Set the lines down again exactly, first line through the line that contains "virus_p_y = [17, 24.5, 10, 9.5, 17]", with no pictures.
____________
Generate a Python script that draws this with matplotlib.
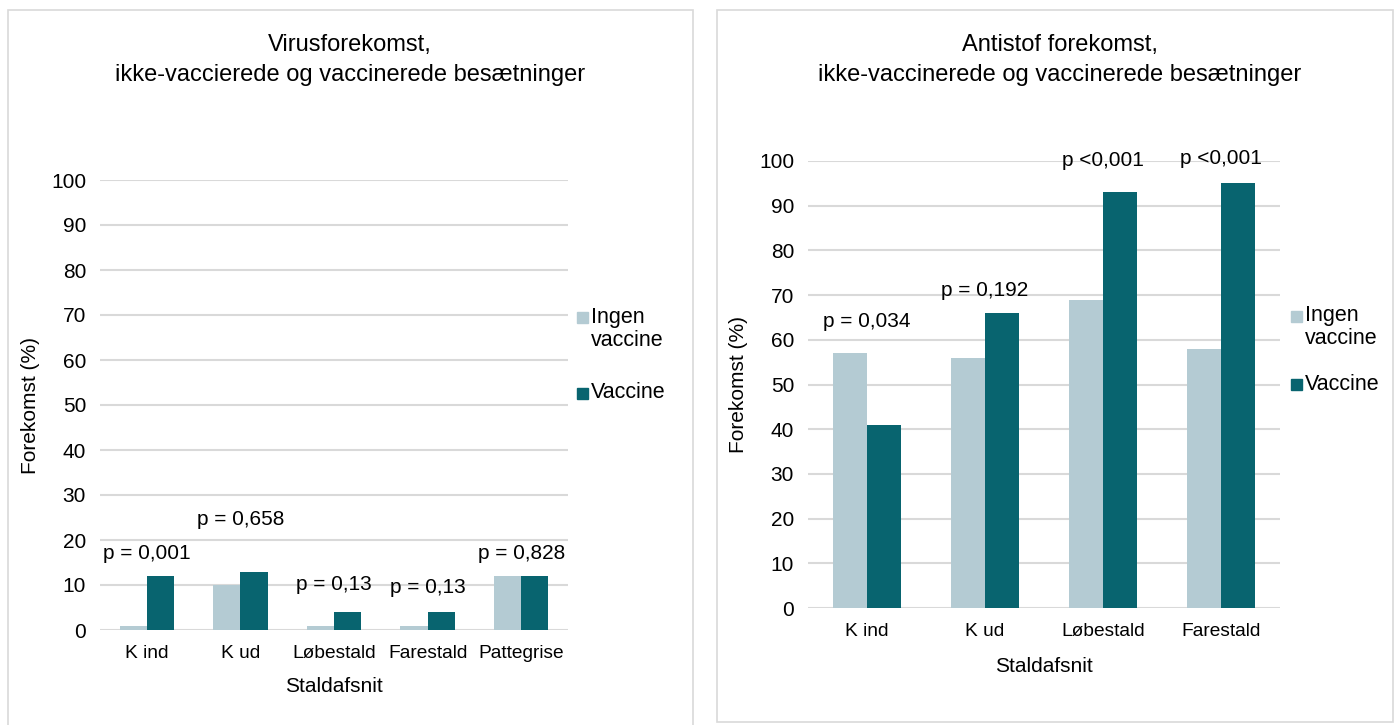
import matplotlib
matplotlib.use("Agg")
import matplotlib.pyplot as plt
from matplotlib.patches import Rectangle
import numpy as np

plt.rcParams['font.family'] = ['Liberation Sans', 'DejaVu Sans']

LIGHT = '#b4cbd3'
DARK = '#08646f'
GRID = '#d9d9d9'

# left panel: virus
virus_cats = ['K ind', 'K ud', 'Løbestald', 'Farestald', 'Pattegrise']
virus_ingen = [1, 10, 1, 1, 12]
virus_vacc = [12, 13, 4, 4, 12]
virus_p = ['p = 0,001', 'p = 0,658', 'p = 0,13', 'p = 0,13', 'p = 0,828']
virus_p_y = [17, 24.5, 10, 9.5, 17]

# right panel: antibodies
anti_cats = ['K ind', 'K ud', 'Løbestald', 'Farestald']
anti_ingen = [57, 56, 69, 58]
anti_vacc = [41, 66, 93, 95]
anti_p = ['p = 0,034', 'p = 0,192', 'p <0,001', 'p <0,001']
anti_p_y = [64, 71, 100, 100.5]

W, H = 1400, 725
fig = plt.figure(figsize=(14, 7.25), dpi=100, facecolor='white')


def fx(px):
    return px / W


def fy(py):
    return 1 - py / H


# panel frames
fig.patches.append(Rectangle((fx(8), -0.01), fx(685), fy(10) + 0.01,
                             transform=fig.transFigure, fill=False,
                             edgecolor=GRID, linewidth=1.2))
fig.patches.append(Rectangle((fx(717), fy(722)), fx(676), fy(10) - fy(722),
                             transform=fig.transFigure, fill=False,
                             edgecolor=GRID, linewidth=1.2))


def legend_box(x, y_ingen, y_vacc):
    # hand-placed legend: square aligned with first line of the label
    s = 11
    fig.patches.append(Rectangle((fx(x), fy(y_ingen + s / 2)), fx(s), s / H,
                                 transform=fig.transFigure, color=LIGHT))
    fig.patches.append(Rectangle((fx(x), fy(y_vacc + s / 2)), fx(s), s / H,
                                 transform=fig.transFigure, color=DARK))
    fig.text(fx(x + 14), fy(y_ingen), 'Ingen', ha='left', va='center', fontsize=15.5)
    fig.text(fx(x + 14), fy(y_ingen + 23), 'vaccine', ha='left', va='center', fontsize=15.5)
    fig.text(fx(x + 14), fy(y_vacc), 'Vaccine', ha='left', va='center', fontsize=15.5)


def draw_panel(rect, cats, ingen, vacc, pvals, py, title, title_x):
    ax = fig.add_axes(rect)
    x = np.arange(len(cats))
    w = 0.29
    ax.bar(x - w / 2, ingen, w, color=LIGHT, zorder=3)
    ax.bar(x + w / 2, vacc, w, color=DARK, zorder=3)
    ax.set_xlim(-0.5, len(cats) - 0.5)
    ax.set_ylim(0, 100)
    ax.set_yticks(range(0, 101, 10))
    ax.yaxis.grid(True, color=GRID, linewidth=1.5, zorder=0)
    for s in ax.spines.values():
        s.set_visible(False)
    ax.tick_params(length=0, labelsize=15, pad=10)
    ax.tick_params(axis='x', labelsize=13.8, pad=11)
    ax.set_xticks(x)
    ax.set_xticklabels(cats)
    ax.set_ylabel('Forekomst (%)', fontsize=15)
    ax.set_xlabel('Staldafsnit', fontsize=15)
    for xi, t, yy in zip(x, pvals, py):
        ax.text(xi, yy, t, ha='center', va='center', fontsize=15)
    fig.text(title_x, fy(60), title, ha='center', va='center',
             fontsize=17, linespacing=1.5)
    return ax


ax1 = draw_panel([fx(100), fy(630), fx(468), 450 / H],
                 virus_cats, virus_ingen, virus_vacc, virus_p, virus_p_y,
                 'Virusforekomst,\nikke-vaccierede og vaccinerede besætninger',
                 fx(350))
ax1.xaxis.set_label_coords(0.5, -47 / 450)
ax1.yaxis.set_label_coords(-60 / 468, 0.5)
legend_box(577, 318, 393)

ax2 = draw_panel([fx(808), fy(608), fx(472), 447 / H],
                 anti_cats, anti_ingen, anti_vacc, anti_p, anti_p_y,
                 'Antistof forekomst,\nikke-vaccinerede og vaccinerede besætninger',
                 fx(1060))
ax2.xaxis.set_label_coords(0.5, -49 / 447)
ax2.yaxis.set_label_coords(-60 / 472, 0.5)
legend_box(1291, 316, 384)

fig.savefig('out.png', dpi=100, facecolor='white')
____________
= REPLY =
Generate a Python script that draws this with matplotlib.
import matplotlib
matplotlib.use("Agg")
import matplotlib.pyplot as plt
from matplotlib.patches import Rectangle
import numpy as np

plt.rcParams['font.family'] = ['Liberation Sans', 'DejaVu Sans']

LIGHT = '#b4cbd3'
DARK = '#08646f'
GRID = '#d9d9d9'

# left panel: virus
virus_cats = ['K ind', 'K ud', 'Løbestald', 'Farestald', 'Pattegrise']
virus_ingen = [1, 10, 1, 1, 12]
virus_vacc = [12, 13, 4, 4, 12]
virus_p = ['p = 0,001', 'p = 0,658', 'p = 0,13', 'p = 0,13', 'p = 0,828']
virus_p_y = [17, 24.5, 10, 9.5, 17]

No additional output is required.